* [Problem statement]: Return each line of the data below exactly, omitting any pictures.

**** Material provided

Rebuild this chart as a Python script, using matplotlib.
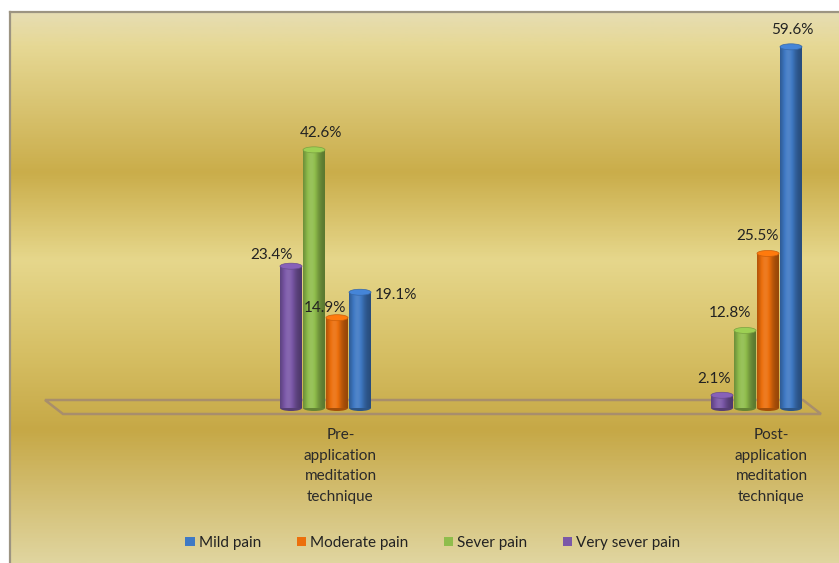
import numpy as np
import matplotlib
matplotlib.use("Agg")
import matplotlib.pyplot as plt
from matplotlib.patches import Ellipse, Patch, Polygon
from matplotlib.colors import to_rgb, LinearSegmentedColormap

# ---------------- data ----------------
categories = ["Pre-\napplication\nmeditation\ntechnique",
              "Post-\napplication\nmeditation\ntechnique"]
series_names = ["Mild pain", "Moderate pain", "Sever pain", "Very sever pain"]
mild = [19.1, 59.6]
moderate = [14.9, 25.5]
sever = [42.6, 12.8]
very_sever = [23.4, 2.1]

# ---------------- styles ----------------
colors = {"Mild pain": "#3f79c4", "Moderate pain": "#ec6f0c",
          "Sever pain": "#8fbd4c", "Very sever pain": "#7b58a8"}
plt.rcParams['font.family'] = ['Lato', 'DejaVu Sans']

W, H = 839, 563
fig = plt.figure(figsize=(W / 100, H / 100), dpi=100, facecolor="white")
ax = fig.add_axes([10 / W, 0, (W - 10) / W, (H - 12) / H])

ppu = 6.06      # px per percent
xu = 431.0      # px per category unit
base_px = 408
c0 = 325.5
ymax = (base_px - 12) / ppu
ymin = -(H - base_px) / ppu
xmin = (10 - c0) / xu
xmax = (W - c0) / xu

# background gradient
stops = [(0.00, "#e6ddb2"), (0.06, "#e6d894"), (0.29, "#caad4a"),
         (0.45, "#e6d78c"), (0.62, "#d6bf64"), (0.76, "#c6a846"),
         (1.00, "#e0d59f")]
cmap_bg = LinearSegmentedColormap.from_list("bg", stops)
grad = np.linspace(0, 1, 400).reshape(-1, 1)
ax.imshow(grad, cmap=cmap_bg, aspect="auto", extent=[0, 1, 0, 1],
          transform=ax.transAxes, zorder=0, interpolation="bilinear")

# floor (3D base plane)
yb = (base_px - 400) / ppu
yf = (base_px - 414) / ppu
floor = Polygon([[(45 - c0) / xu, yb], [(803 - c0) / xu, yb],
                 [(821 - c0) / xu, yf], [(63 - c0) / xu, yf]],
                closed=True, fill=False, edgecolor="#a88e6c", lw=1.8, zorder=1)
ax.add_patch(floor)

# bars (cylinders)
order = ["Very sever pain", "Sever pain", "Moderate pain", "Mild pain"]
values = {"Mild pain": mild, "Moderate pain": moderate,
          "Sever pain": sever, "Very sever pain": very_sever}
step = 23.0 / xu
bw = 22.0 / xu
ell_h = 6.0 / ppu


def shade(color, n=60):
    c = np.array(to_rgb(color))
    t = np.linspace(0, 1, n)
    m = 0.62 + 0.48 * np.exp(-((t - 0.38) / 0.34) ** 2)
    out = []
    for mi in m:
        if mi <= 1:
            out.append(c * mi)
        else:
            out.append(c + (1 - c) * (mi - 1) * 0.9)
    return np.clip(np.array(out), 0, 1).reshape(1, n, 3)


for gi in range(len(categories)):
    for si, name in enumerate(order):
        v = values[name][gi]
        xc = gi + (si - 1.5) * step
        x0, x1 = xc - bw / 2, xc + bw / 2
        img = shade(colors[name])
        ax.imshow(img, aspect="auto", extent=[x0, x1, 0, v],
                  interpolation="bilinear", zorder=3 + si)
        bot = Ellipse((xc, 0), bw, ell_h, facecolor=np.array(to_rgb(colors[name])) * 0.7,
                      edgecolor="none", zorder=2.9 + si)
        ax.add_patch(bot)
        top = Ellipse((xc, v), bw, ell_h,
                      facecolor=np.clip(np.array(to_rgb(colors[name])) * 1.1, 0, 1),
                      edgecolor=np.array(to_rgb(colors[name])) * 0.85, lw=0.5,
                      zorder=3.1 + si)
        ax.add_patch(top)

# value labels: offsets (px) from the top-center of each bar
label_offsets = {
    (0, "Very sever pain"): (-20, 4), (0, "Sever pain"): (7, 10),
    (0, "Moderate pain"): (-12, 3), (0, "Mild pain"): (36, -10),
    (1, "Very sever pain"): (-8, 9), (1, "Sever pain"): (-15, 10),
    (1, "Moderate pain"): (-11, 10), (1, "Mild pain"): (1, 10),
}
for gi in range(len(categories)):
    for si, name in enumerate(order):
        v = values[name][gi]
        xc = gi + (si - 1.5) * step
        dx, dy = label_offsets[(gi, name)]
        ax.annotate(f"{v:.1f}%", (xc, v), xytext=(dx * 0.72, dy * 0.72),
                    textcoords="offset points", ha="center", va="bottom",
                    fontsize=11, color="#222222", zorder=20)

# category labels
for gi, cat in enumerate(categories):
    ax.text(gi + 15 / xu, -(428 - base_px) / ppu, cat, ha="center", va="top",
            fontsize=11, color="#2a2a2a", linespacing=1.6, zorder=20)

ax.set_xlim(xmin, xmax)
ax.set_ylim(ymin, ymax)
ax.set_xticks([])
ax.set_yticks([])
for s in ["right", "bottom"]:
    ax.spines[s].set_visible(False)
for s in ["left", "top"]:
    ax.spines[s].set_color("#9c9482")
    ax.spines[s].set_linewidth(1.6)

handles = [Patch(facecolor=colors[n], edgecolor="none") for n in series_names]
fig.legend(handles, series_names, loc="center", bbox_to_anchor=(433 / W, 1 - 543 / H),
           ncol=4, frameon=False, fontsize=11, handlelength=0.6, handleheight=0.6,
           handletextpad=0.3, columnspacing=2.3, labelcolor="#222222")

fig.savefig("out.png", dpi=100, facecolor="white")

********

* [Correct result]:
Rebuild this chart as a Python script, using matplotlib.
import numpy as np
import matplotlib
matplotlib.use("Agg")
import matplotlib.pyplot as plt
from matplotlib.patches import Ellipse, Patch, Polygon
from matplotlib.colors import to_rgb, LinearSegmentedColormap

# ---------------- data ----------------
categories = ["Pre-\napplication\nmeditation\ntechnique",
              "Post-\napplication\nmeditation\ntechnique"]
series_names = ["Mild pain", "Moderate pain", "Sever pain", "Very sever pain"]
mild = [19.1, 59.6]
moderate = [14.9, 25.5]
sever = [42.6, 12.8]
very_sever = [23.4, 2.1]

# ---------------- styles ----------------
colors = {"Mild pain": "#3f79c4", "Moderate pain": "#ec6f0c",
          "Sever pain": "#8fbd4c", "Very sever pain": "#7b58a8"}
plt.rcParams['font.family'] = ['Lato', 'DejaVu Sans']

W, H = 839, 563
fig = plt.figure(figsize=(W / 100, H / 100), dpi=100, facecolor="white")
ax = fig.add_axes([10 / W, 0, (W - 10) / W, (H - 12) / H])

ppu = 6.06      # px per percent
xu = 431.0      # px per category unit
base_px = 408
c0 = 325.5
ymax = (base_px - 12) / ppu
ymin = -(H - base_px) / ppu
xmin = (10 - c0) / xu
xmax = (W - c0) / xu

# background gradient
stops = [(0.00, "#e6ddb2"), (0.06, "#e6d894"), (0.29, "#caad4a"),
         (0.45, "#e6d78c"), (0.62, "#d6bf64"), (0.76, "#c6a846"),
         (1.00, "#e0d59f")]
cmap_bg = LinearSegmentedColormap.from_list("bg", stops)
grad = np.linspace(0, 1, 400).reshape(-1, 1)
ax.imshow(grad, cmap=cmap_bg, aspect="auto", extent=[0, 1, 0, 1],
          transform=ax.transAxes, zorder=0, interpolation="bilinear")

# floor (3D base plane)
yb = (base_px - 400) / ppu
yf = (base_px - 414) / ppu
floor = Polygon([[(45 - c0) / xu, yb], [(803 - c0) / xu, yb],
                 [(821 - c0) / xu, yf], [(63 - c0) / xu, yf]],
                closed=True, fill=False, edgecolor="#a88e6c", lw=1.8, zorder=1)
ax.add_patch(floor)

# bars (cylinders)
order = ["Very sever pain", "Sever pain", "Moderate pain", "Mild pain"]
values = {"Mild pain": mild, "Moderate pain": moderate,
          "Sever pain": sever, "Very sever pain": very_sever}
step = 23.0 / xu
bw = 22.0 / xu
ell_h = 6.0 / ppu


def shade(color, n=60):
    c = np.array(to_rgb(color))
    t = np.linspace(0, 1, n)
    m = 0.62 + 0.48 * np.exp(-((t - 0.38) / 0.34) ** 2)
    out = []
    for mi in m:
        if mi <= 1:
            out.append(c * mi)
        else:
            out.append(c + (1 - c) * (mi - 1) * 0.9)
    return np.clip(np.array(out), 0, 1).reshape(1, n, 3)


for gi in range(len(categories)):
    for si, name in enumerate(order):
        v = values[name][gi]
        xc = gi + (si - 1.5) * step
        x0, x1 = xc - bw / 2, xc + bw / 2
        img = shade(colors[name])
        ax.imshow(img, aspect="auto", extent=[x0, x1, 0, v],
                  interpolation="bilinear", zorder=3 + si)
        bot = Ellipse((xc, 0), bw, ell_h, facecolor=np.array(to_rgb(colors[name])) * 0.7,
                      edgecolor="none", zorder=2.9 + si)
        ax.add_patch(bot)
        top = Ellipse((xc, v), bw, ell_h,
                      facecolor=np.clip(np.array(to_rgb(colors[name])) * 1.1, 0, 1),
                      edgecolor=np.array(to_rgb(colors[name])) * 0.85, lw=0.5,
                      zorder=3.1 + si)
        ax.add_patch(top)

# value labels: offsets (px) from the top-center of each bar
label_offsets = {
    (0, "Very sever pain"): (-20, 4), (0, "Sever pain"): (7, 10),
    (0, "Moderate pain"): (-12, 3), (0, "Mild pain"): (36, -10),
    (1, "Very sever pain"): (-8, 9), (1, "Sever pain"): (-15, 10),
    (1, "Moderate pain"): (-11, 10), (1, "Mild pain"): (1, 10),
}
for gi in range(len(categories)):
    for si, name in enumerate(order):
        v = values[name][gi]
        xc = gi + (si - 1.5) * step
        dx, dy = label_offsets[(gi, name)]
        ax.annotate(f"{v:.1f}%", (xc, v), xytext=(dx * 0.72, dy * 0.72),
                    textcoords="offset points", ha="center", va="bottom",
                    fontsize=11, color="#222222", zorder=20)

# category labels
for gi, cat in enumerate(categories):
    ax.text(gi + 15 / xu, -(428 - base_px) / ppu, cat, ha="center", va="top",
            fontsize=11, color="#2a2a2a", linespacing=1.6, zorder=20)

ax.set_xlim(xmin, xmax)
ax.set_ylim(ymin, ymax)
ax.set_xticks([])
ax.set_yticks([])
for s in ["right", "bottom"]:
    ax.spines[s].set_visible(False)
for s in ["left", "top"]:
    ax.spines[s].set_color("#9c9482")
    ax.spines[s].set_linewidth(1.6)

handles = [Patch(facecolor=colors[n], edgecolor="none") for n in series_names]
fig.legend(handles, series_names, loc="center", bbox_to_anchor=(433 / W, 1 - 543 / H),
           ncol=4, frameon=False, fontsize=11, handlelength=0.6, handleheight=0.6,
           handletextpad=0.3, columnspacing=2.3, labelcolor="#222222")

fig.savefig("out.png", dpi=100, facecolor="white")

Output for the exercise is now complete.